Your place to get Questions Answered about Voting and Local Elections in Stratford CT
By James Simon
Q: I heard a few people refused to wear masks when entering a polling place in Stratford last November. Were they allowed to vote?
Stratford had a supply of free masks at every polling location, available to any voter who needed one. If a voter refused to wear one, they were still allowed to vote; the Secretary of State’s office ruled a local resident could not be kept out of a polling location despite the governor’s executive order mandating masks. Republican Registrar Lou DeCilio estimated two or three people in Stratford may have voted without masks.
Q: What’s the difference between being an Independent voter and an Unaffiliated voter?
In Connecticut, there is an official Independent Party. So if you specify you are an Independent when you register to vote, that means you want to be listed as a member of the Independent Party. Unaffiliated means you do not identify with any of the major parties (Democrat, Republican) or minor parties (which also include the Working Families Party and the Green Party).
Q: I read that in Georgia, it is now illegal to even give a bottle of water to a person standing in line on a hot day. What about Stratford?
In Stratford and throughout Connecticut, you cannot approach a voter – for whatever reason — within 75 feet of a polling place. In Georgia, where voters sometimes have to wait two hours in line, a new law prohibits anyone from approaching a voter within 150 feet of a poll. In addition, it also prevents any type of assistance “within 25 feet of any voter standing in line to vote at any polling place.”
Q: I don’t have a driver’s license or any picture ID. Does that mean I can’t vote?
In Connecticut, you must present some form of pre-printed identification, either when you first register or when you show up to vote. We have accepted a pre-printed bank statement or utility bill with the name and address specified.

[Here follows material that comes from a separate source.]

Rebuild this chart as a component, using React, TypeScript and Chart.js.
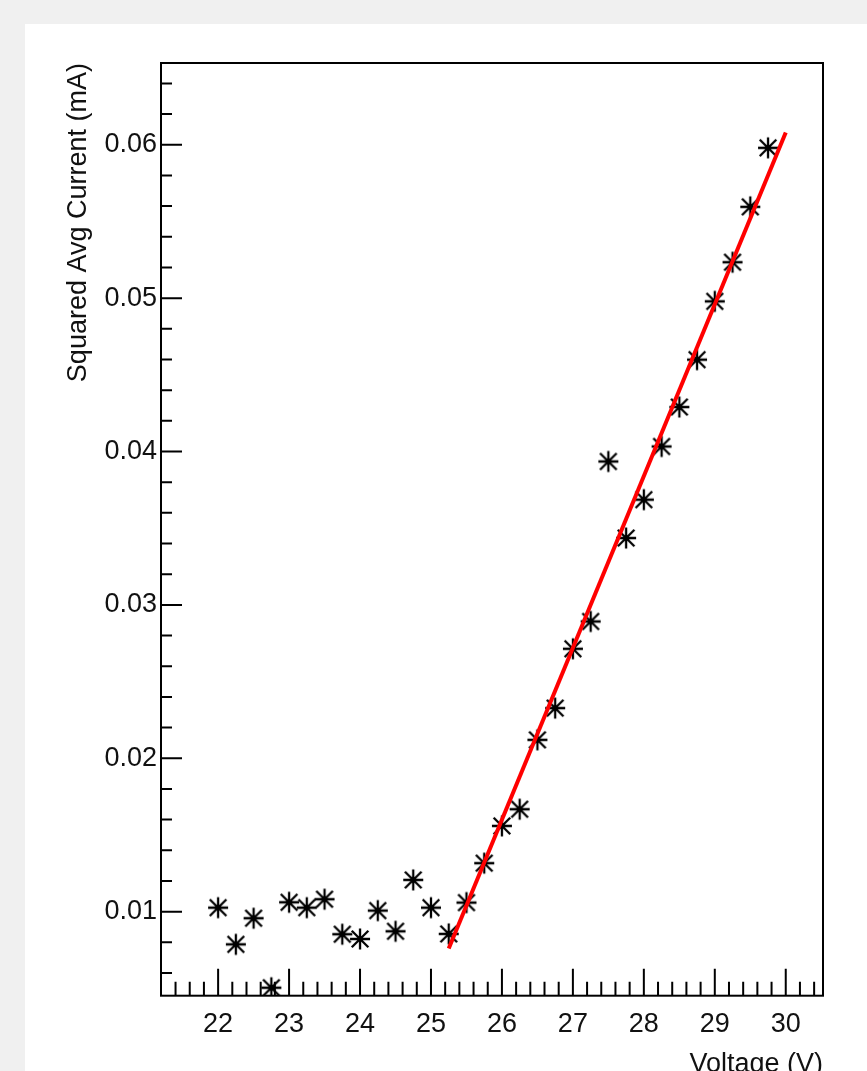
import React, { useEffect, useRef } from "react";
import { Chart, registerables } from "chart.js";

Chart.register(...registerables);

// ---- data ----
const voltages = [
  22, 22.25, 22.5, 22.75, 23, 23.25, 23.5, 23.75, 24, 24.25, 24.5, 24.75,
  25, 25.25, 25.5, 25.75, 26, 26.25, 26.5, 26.75, 27, 27.25, 27.5, 27.75,
  28, 28.25, 28.5, 28.75, 29, 29.25, 29.5, 29.75,
];
const currents = [
  0.01026, 0.00787, 0.00957, 0.00504, 0.01061, 0.01026, 0.01081, 0.00853,
  0.00822, 0.01007, 0.00872, 0.01207, 0.01026, 0.00855, 0.01059, 0.01316,
  0.01559, 0.01668, 0.0212, 0.02327, 0.02714, 0.02892, 0.03935, 0.03436,
  0.03686, 0.04033, 0.0429, 0.04599, 0.04979, 0.05234, 0.05595, 0.0598,
];
const fitVoltages = [25.25, 30.0];
const fitCurrents = [0.0076, 0.0608];

const xTickValues = [22, 23, 24, 25, 26, 27, 28, 29, 30];
const xTickLabels = ["22", "23", "24", "25", "26", "27", "28", "29", "30"];
const yTickValues = [0.01, 0.02, 0.03, 0.04, 0.05, 0.06];
const yTickLabels = ["0.01", "0.02", "0.03", "0.04", "0.05", "0.06"];

const xRange = [21.195, 30.525];
const yRange = [0.00452, 0.06533];

const xTitle = "Voltage (V)";
const yTitle = "Squared Avg Current (mA)";

// ---- layout / style ----
const CANVAS_W = 842;
const CANVAS_H = 1060;
const FONT = { family: "'Liberation Sans', Arial, sans-serif", size: 27 };
const TEXT_COLOR = "#111";

function makeAsterisk(): HTMLCanvasElement {
  const size = 26;
  const c = document.createElement("canvas");
  c.width = size;
  c.height = size;
  const g = c.getContext("2d")!;
  const cx = size / 2;
  const cy = size / 2;
  g.strokeStyle = "#000";
  g.lineWidth = 2.3;
  g.lineCap = "butt";
  g.beginPath();
  g.moveTo(cx - 10, cy);
  g.lineTo(cx + 10, cy);
  g.moveTo(cx, cy - 10.5);
  g.lineTo(cx, cy + 10.5);
  g.moveTo(cx - 8.3, cy - 8.3);
  g.lineTo(cx + 8.3, cy + 8.3);
  g.moveTo(cx - 8.3, cy + 8.3);
  g.lineTo(cx + 8.3, cy - 8.3);
  g.stroke();
  return c;
}

const framePlugin = {
  id: "rootFrame",
  beforeDatasetsDraw(chart: any) {
    const { ctx, chartArea, scales } = chart;
    const { left, top, right, bottom } = chartArea;
    const xs = scales.x;
    const ys = scales.y;
    ctx.save();
    ctx.strokeStyle = "#000";
    ctx.lineWidth = 2;
    ctx.strokeRect(left, top, right - left, bottom - top);

    ctx.beginPath();
    const xMinorStep = 0.2;
    const xStart = Math.ceil(xs.min / xMinorStep - 1e-9);
    const xEnd = Math.floor(xs.max / xMinorStep + 1e-9);
    for (let i = xStart; i <= xEnd; i++) {
      const v = i * xMinorStep;
      const px = xs.getPixelForValue(v);
      if (px <= left + 1.5 || px >= right - 1.5) continue;
      const major = i % 5 === 0;
      const len = major ? 27 : 14;
      ctx.moveTo(px, bottom);
      ctx.lineTo(px, bottom - len);
    }
    const yMinorStep = 0.002;
    const yStart = Math.ceil(ys.min / yMinorStep - 1e-9);
    const yEnd = Math.floor(ys.max / yMinorStep + 1e-9);
    for (let i = yStart; i <= yEnd; i++) {
      const v = i * yMinorStep;
      const py = ys.getPixelForValue(v);
      if (py <= top + 1.5 || py >= bottom - 1.5) continue;
      const major = i % 5 === 0;
      const len = major ? 21 : 11;
      ctx.moveTo(left, py);
      ctx.lineTo(left + len, py);
    }
    ctx.stroke();
    ctx.restore();
  },
};

export default function App() {
  const canvasRef = useRef<HTMLCanvasElement | null>(null);

  useEffect(() => {
    const canvas = canvasRef.current;
    if (!canvas) return;
    const marker = makeAsterisk();
    const chart = new Chart(canvas, {
      type: "scatter",
      data: {
        datasets: [
          {
            label: "fit",
            data: fitVoltages.map((x, i) => ({ x, y: fitCurrents[i] })),
            showLine: true,
            borderColor: "#ff0000",
            borderWidth: 4,
            pointRadius: 0,
            tension: 0,
            fill: false,
            clip: 0,
          } as any,
          {
            label: "data",
            data: voltages.map((x, i) => ({ x, y: currents[i] })),
            pointStyle: marker,
            pointRadius: 11,
            borderColor: "#000",
            borderWidth: 0,
            showLine: false,
            clip: 0,
          } as any,
        ],
      },
      options: {
        responsive: false,
        animation: false,
        devicePixelRatio: 1,
        layout: { padding: { top: 39, right: 44, left: 0, bottom: 0 } },
        plugins: {
          legend: { display: false },
          tooltip: { enabled: false },
        },
        scales: {
          x: {
            type: "linear",
            min: xRange[0],
            max: xRange[1],
            grid: { display: false, drawTicks: false },
            border: { display: false },
            ticks: {
              font: FONT,
              color: TEXT_COLOR,
              padding: 13,
              autoSkip: false,
              maxRotation: 0,
              callback: (v: any) => {
                const k = xTickValues.indexOf(Number(v));
                return k >= 0 ? xTickLabels[k] : "";
              },
            },
            afterBuildTicks: (s: any) => {
              s.ticks = xTickValues.map((value) => ({ value }));
            },
            afterFit: (s: any) => {
              s.height = 88.3;
            },
            title: {
              display: true,
              text: xTitle,
              align: "end",
              font: FONT,
              color: TEXT_COLOR,
              padding: { top: 0, bottom: 3 },
            },
          },
          y: {
            type: "linear",
            min: yRange[0],
            max: yRange[1],
            grid: { display: false, drawTicks: false },
            border: { display: false },
            ticks: {
              font: FONT,
              color: TEXT_COLOR,
              padding: 4,
              autoSkip: false,
              callback: (v: any) => {
                const k = yTickValues.indexOf(Number(v));
                return k >= 0 ? yTickLabels[k] : "";
              },
            },
            afterBuildTicks: (s: any) => {
              s.ticks = yTickValues.map((value) => ({ value }));
            },
            afterFit: (s: any) => {
              s.width = 136;
            },
            title: {
              display: true,
              text: yTitle,
              align: "end",
              font: FONT,
              color: TEXT_COLOR,
              padding: { top: 37.7, bottom: 0 },
            },
          },
        },
      } as any,
      plugins: [framePlugin],
    });
    return () => chart.destroy();
  }, []);

  return (
    <div
      style={{
        position: "fixed",
        left: 0,
        top: 0,
        width: 867,
        height: 1071,
        overflow: "hidden",
        background: "#f0f0f0",
      }}
    >
      <div
        style={{
          position: "absolute",
          left: 25,
          top: 24,
          width: CANVAS_W,
          height: CANVAS_H,
          background: "#ffffff",
        }}
      >
        <canvas
          ref={canvasRef}
          width={CANVAS_W}
          height={CANVAS_H}
          style={{ display: "block", width: CANVAS_W, height: CANVAS_H }}
        />
      </div>
    </div>
  );
}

Q: Can homeless people vote?
Yes. Homeless people have the same right to vote as any citizen. It is a challenge for voting officials to get a formal identification from a homeless person or even decide in which town district they should vote. The Secretary of State’s office notes that “courts have said that an individual is a resident of a town if they have some nexus to that particular town, and there is an intention to return to the town when absent from it. This could be some town that (they) have spent time in, slept in, and intend to go back to even if (they) are not presently there.”